* _Exercise details_:
Write out exactly, please, every line from the beginning of the entries to the line holding "spr_140 = [0.248, 0.968, 0.988, 1.038, 1.050, 1.248]", and no pictures.

* _Excerpted records_:
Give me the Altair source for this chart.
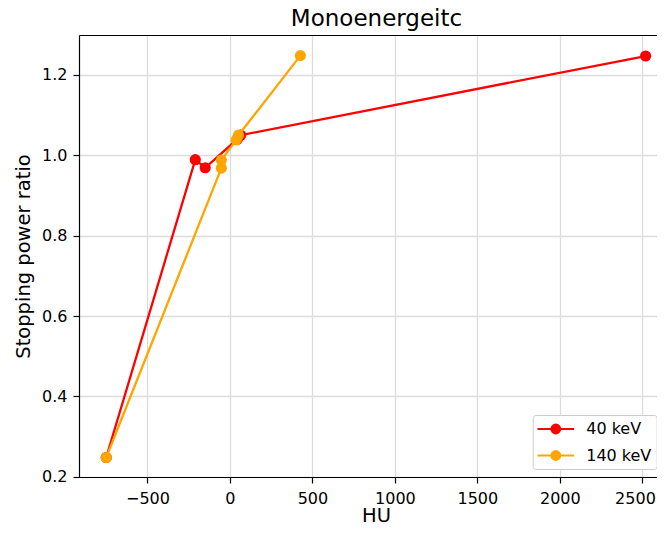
import altair as alt
import pandas as pd

series_names = ["40 keV", "140 keV"]
series_colors = ["#ff0000", "#ffa500"]

hu_40 = [-750, -210, -150, 45, 65, 2520]
spr_40 = [0.248, 0.989, 0.969, 1.040, 1.050, 1.247]

hu_140 = [-750, -52, -52, 38, 52, 427]
spr_140 = [0.248, 0.968, 0.988, 1.038, 1.050, 1.248]

x_ticks = [-500, 0, 500, 1000, 1500, 2000, 2500]
y_ticks = [0.2, 0.4, 0.6, 0.8, 1.0, 1.2]
x_domain = [-915, 2589]
y_domain = [0.1995, 1.2993]

rows = []
for name, xs, ys in [(series_names[0], hu_40, spr_40), (series_names[1], hu_140, spr_140)]:
    for i, (xv, yv) in enumerate(zip(xs, ys)):
        rows.append({"series": name, "HU": xv, "SPR": yv, "order": i})
df = pd.DataFrame(rows)

FONT = "DejaVu Sans"
legend_path = ("M-2.29,0H2.29"
               "M-0.54,0A0.54,0.54,0,1,1,0.54,0A0.54,0.54,0,1,1,-0.54,0Z")

legend_kw = dict(
    orient="none", legendX=453.7, legendY=380, title=None,
    labelFont=FONT, labelFontSize=16, labelColor="black",
    symbolType=legend_path, symbolSize=256, symbolStrokeWidth=2.2,
    padding=4.5, rowPadding=7.5, symbolOffset=9.1, labelOffset=20.9,
    fillColor="white", strokeColor="#cccccc", cornerRadius=3,
    symbolOpacity=1,
)

color_scale = alt.Scale(domain=series_names, range=series_colors)
stroke_enc = alt.Stroke("series:N", scale=color_scale, legend=alt.Legend(**legend_kw))
fill_enc = alt.Fill("series:N", scale=color_scale, legend=alt.Legend(**legend_kw))

last_x = "datum.value == %d" % x_ticks[-1]
top_y = "datum.value > %f" % (y_ticks[-1] + 0.05)

x = alt.X(
    "HU:Q",
    scale=alt.Scale(domain=x_domain, nice=False, zero=False),
    axis=alt.Axis(values=x_ticks, format="d", title="HU",
                  titleX=297, titleY=44, titleBaseline="alphabetic",
                  labelPadding=7,
                  labelAlign={"condition": {"test": last_x, "value": "right"}, "value": "center"},
                  labelOffset={"condition": {"test": last_x, "value": 13}, "value": 0}),
)
y = alt.Y(
    "SPR:Q",
    scale=alt.Scale(domain=y_domain, nice=False, zero=False),
    axis=alt.Axis(values=y_ticks + [y_domain[1]], format=".1f", title="Stopping power ratio",
                  titleX=-50, titleY=221, titleBaseline="alphabetic",
                  labelPadding=6,
                  gridColor={"condition": {"test": top_y, "value": "black"}, "value": "#dcdcdc"},
                  gridWidth={"condition": {"test": top_y, "value": 1.2}, "value": 1.3},
                  tickColor={"condition": {"test": top_y, "value": "transparent"}, "value": "black"},
                  labelColor={"condition": {"test": top_y, "value": "transparent"}, "value": "black"}),
)

layers = []
for name in series_names:
    base = alt.Chart(df).transform_filter(alt.datum.series == name)
    line = base.mark_line(strokeWidth=2.3, clip=True).encode(
        x=x, y=y, stroke=stroke_enc, order="order:Q")
    pts = base.mark_point(filled=True, size=125, opacity=1, strokeWidth=0).encode(
        x=x, y=y, fill=fill_enc)
    layers += [line, pts]

chart = alt.layer(*layers).properties(
    width=578, height=442,
    title=alt.Title("Monoenergeitc", font=FONT, fontSize=23, fontWeight="normal",
                    color="black", baseline="bottom", offset=-27, dx=8.5),
    autosize=alt.AutoSizeParams(type="none"),
    padding={"left": 71, "top": 27, "right": 0, "bottom": 49},
).configure_view(
    strokeOpacity=0
).configure_axis(
    grid=True, gridColor="#dcdcdc", gridWidth=1.3,
    domainColor="black", domainWidth=1.2,
    tickColor="black", tickWidth=1.2, tickSize=6,
    labelFont=FONT, labelFontSize=16,
    titleFont=FONT, titleFontSize=19.5, titleFontWeight="normal", titleColor="black",
)

chart.save("out.html", embed_options={"renderer": "svg", "actions": False})
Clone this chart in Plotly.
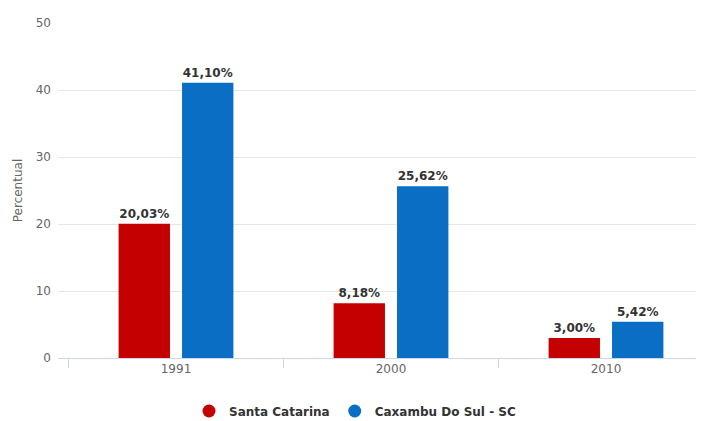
import plotly.graph_objects as go

years = ["1991", "2000", "2010"]
santa_catarina = [20.03, 8.18, 3.00]
caxambu = [41.10, 25.62, 5.42]
series_names = ["Santa Catarina", "Caxambu Do Sul - SC"]
colors = ["#c40000", "#0a6fc4"]

FONT = "DejaVu Sans, Verdana, sans-serif"
# page body has an 8px margin, so the figure is offset by (8, 8) in the window
OFF = 8
W, H = 704 - OFF, 421 - OFF
plot_left, plot_right = 58 - OFF, 704 - OFF
plot_top, plot_bottom = 23 - OFF, 358 - OFF
center0, unit = 176 - OFF, 215
xr = [-(center0 - plot_left) / unit, (plot_right - center0) / unit]
ph = plot_bottom - plot_top

fig = go.Figure()
for name, vals, col in zip(series_names, [santa_catarina, caxambu], colors):
    fig.add_trace(go.Bar(
        x=years, y=vals, name=name, marker=dict(color=col, line=dict(width=0)),
        texttemplate="<b>%{y:.2f}%</b>", textposition="outside",
        textfont=dict(family=FONT, size=12, color="#333333"),
        cliponaxis=False, showlegend=False, hoverinfo="skip",
    ))
for name, col in zip(series_names, colors):
    fig.add_trace(go.Scatter(
        x=[None], y=[None], mode="markers", name="<b>" + name + "</b>",
        marker=dict(symbol="circle", size=13, color=col),
    ))

fig.update_layout(
    width=W, height=H,
    margin=dict(l=plot_left, r=W - plot_right, t=plot_top, b=H - plot_bottom, autoexpand=False),
    paper_bgcolor="white", plot_bgcolor="white",
    separators=",.",
    barmode="group", bargap=0.41, bargroupgap=0.19,
    font=dict(family=FONT, color="#666666", size=12),
    legend=dict(orientation="h", x=(355 - OFF - plot_left) / (plot_right - plot_left), xanchor="center",
                y=-(411 - OFF - plot_bottom) / ph, yanchor="middle",
                font=dict(size=12, color="#333333", family=FONT),
                itemwidth=30, tracegroupgap=0),
    xaxis=dict(type="category", range=xr, showgrid=False, showline=True, linecolor="#ccd6eb",
               linewidth=1, ticks="outside", tickson="boundaries", ticklen=9, tickcolor="#ccd6eb",
               tickfont=dict(size=12, color="#666666"), automargin=False),
    yaxis=dict(range=[0, 50], dtick=10, showgrid=True, gridcolor="#e6e6e6", zeroline=False,
               showline=False, ticks="", ticklabelstandoff=6, automargin=False,
               tickfont=dict(size=12, color="#666666"),
               title=dict(text="Percentual", font=dict(size=12, color="#666666"), standoff=10)),
)
fig.write_html("out.html")
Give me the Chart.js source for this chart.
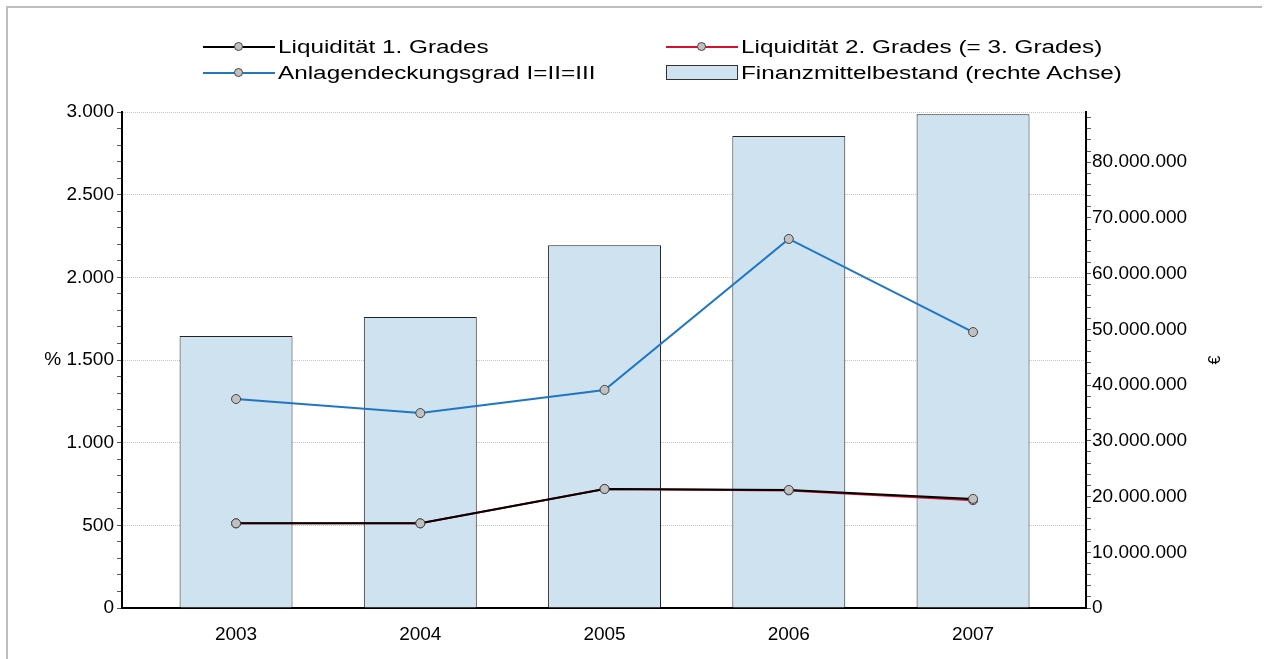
<!DOCTYPE html>
<html>
<head>
<meta charset="utf-8">
<script src="https://cdn.jsdelivr.net/npm/chart.js@4/dist/chart.umd.min.js"></script>
<style>
  body { margin: 0; background: #fff; font-family: 'Liberation Sans', Arial, sans-serif; }
  #wrap { position: relative; width: 1264px; height: 659px; overflow: hidden; }
  #frame { position: absolute; left: 6px; top: 6px; right: 2px; bottom: -4px; border-top: 2px solid #bdbdbd; border-left: 2px solid #bdbdbd; }
  #chart { position: absolute; left: 0; top: 0; }
  .item { position: absolute; height: 22px; display: flex; align-items: center; }
  .mark { position: relative; width: 72px; height: 22px; flex: none; }
  .mark .ln { position: absolute; left: 0; right: 0; top: 10px; height: 2px; }
  .mark .pt { position: absolute; left: 31px; top: 6px; border-radius: 50%; border: 1px solid #444; background: #c0c0c0; box-sizing: border-box; width: 9px; height: 9px; }
  .mark .bx { position: absolute; left: 0; right: 0; top: 3px; height: 15px; border: 1px solid #333; box-sizing: border-box; }
  .txt { display: inline-block; font-size: 18px; color: #000; transform: scaleX(1.35); transform-origin: left center; white-space: nowrap; margin-left: 3px; }
  #unit { position: absolute; left: 1207px; top: 350px; width: 16px; height: 20px; font-size: 16px; line-height: 20px; text-align: center; transform: rotate(-90deg); color: #000; }
</style>
</head>
<body>
<div id="wrap">
  <div id="frame"></div>
  <canvas id="chart" width="1264" height="659"></canvas>
  <div id="legend"></div>
  <div id="unit">€</div>
</div>
<script>
const years = [2003, 2004, 2005, 2006, 2007];
const liq1 = [512, 512, 720, 714, 660];
const liq2 = [512, 512, 720, 711, 652];
const anlagen = [1264, 1179, 1319, 2232, 1669];
const finanz = [48800000, 52200000, 65100000, 84700000, 88600000];
const leftTicks = [0, 500, 1000, 1500, 2000, 2500, 3000];
const rightTicks = [0, 10000000, 20000000, 30000000, 40000000, 50000000, 60000000, 70000000, 80000000];

const fmt = v => String(v).replace(/\B(?=(\d{3})+(?!\d))/g, '.');
const pts = arr => arr.map((v, i) => ({ x: years[i], y: v }));

const lineStyle = {
  type: 'line', yAxisID: 'y', borderWidth: 2, tension: 0,
  pointRadius: 4.5, pointBackgroundColor: '#c0c0c0', pointBorderColor: '#444', pointBorderWidth: 1
};

const datasets = [
  { ...lineStyle, label: 'Liquidität 1. Grades', data: pts(liq1), borderColor: '#000000', order: 0 },
  { ...lineStyle, label: 'Liquidität 2. Grades (= 3. Grades)', data: pts(liq2), borderColor: '#d8102f', order: 1 },
  { ...lineStyle, label: 'Anlagendeckungsgrad I=II=III', data: pts(anlagen), borderColor: '#1f77c4', order: 2 },
  { type: 'bar', label: 'Finanzmittelbestand (rechte Achse)', yAxisID: 'y1', data: pts(finanz),
    backgroundColor: '#cfe2f0', borderColor: '#222', borderWidth: 1,
    barPercentage: 0.613, categoryPercentage: 1, order: 3 }
];

const tickFont = { family: "'Liberation Sans', Arial, sans-serif", size: 19 };

new Chart(document.getElementById('chart'), {
  type: 'bar',
  data: { datasets },
  options: {
    responsive: false,
    animation: false,
    devicePixelRatio: 1,
    layout: { padding: { top: 112, right: 35, bottom: 0, left: 0 } },
    plugins: { legend: { display: false }, tooltip: { enabled: false } },
    scales: {
      x: {
        type: 'linear', min: 2002.381, max: 2007.613, offset: false,
        afterBuildTicks: s => { s.ticks = years.map(v => ({ value: v })); },
        afterFit: s => { s.height = 51; },
        ticks: { callback: v => String(v), font: tickFont, color: '#000', padding: 7, autoSkip: false, maxRotation: 0 },
        grid: { display: false },
        border: { color: '#000', width: 2 }
      },
      y: {
        position: 'left', min: 0, max: 3000,
        afterBuildTicks: s => {
          const t = [];
          for (let v = 0; v <= 3000; v += 100) t.push({ value: v });
          s.ticks = t;
        },
        afterFit: s => { s.width = 122; },
        ticks: {
          autoSkip: false, font: tickFont, color: '#000', padding: 3,
          callback: v => leftTicks.includes(v) ? (v === 1500 ? '% ' : '') + fmt(v) : ''
        },
        grid: {
          color: c => c.tick && leftTicks.includes(c.tick.value) && c.tick.value > 0 ? '#c4c4c4' : 'rgba(0,0,0,0)',
          tickColor: '#555', tickLength: 5, lineWidth: 1
        },
        border: { color: '#000', width: 2, dash: [1, 1] }
      },
      y1: {
        position: 'right', min: 0, max: 89000000,
        afterBuildTicks: s => {
          const t = [];
          for (let v = 0; v <= 88000000; v += 2000000) t.push({ value: v });
          s.ticks = t;
        },
        afterFit: s => { s.width = 143; },
        ticks: {
          autoSkip: false, font: tickFont, color: '#000', padding: 1,
          callback: v => rightTicks.includes(v) ? fmt(v) : ''
        },
        grid: { drawOnChartArea: false, tickColor: '#555', tickLength: 5 },
        border: { color: '#000', width: 2 }
      }
    }
  }
});

// legend in two aligned columns
const legendPos = [
  { x: 203, y: 36 }, { x: 666, y: 36 },
  { x: 203, y: 62 }, { x: 666, y: 62 }
];
const legendEl = document.getElementById('legend');
datasets.forEach((ds, k) => {
  const item = document.createElement('div');
  item.className = 'item';
  item.style.left = legendPos[k].x + 'px';
  item.style.top = legendPos[k].y + 'px';
  const mark = document.createElement('div');
  mark.className = 'mark';
  if (ds.type === 'bar') {
    mark.innerHTML = '<div class="bx" style="background:' + ds.backgroundColor + '"></div>';
  } else {
    mark.innerHTML = '<div class="ln" style="background:' + ds.borderColor + '"></div><div class="pt"></div>';
  }
  const txt = document.createElement('span');
  txt.className = 'txt';
  txt.textContent = ds.label;
  item.appendChild(mark);
  item.appendChild(txt);
  legendEl.appendChild(item);
});
</script>
</body>
</html>
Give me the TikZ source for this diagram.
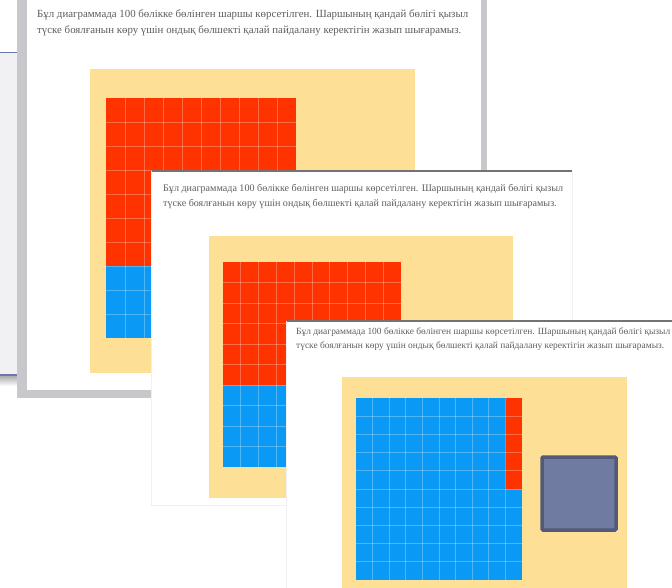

* _Answer to this exercise_:
Give me the Altair source for this chart.
import altair as alt
import pandas as pd

series_names = ["40 keV", "140 keV"]
series_colors = ["#ff0000", "#ffa500"]

hu_40 = [-750, -210, -150, 45, 65, 2520]
spr_40 = [0.248, 0.989, 0.969, 1.040, 1.050, 1.247]

hu_140 = [-750, -52, -52, 38, 52, 427]
spr_140 = [0.248, 0.968, 0.988, 1.038, 1.050, 1.248]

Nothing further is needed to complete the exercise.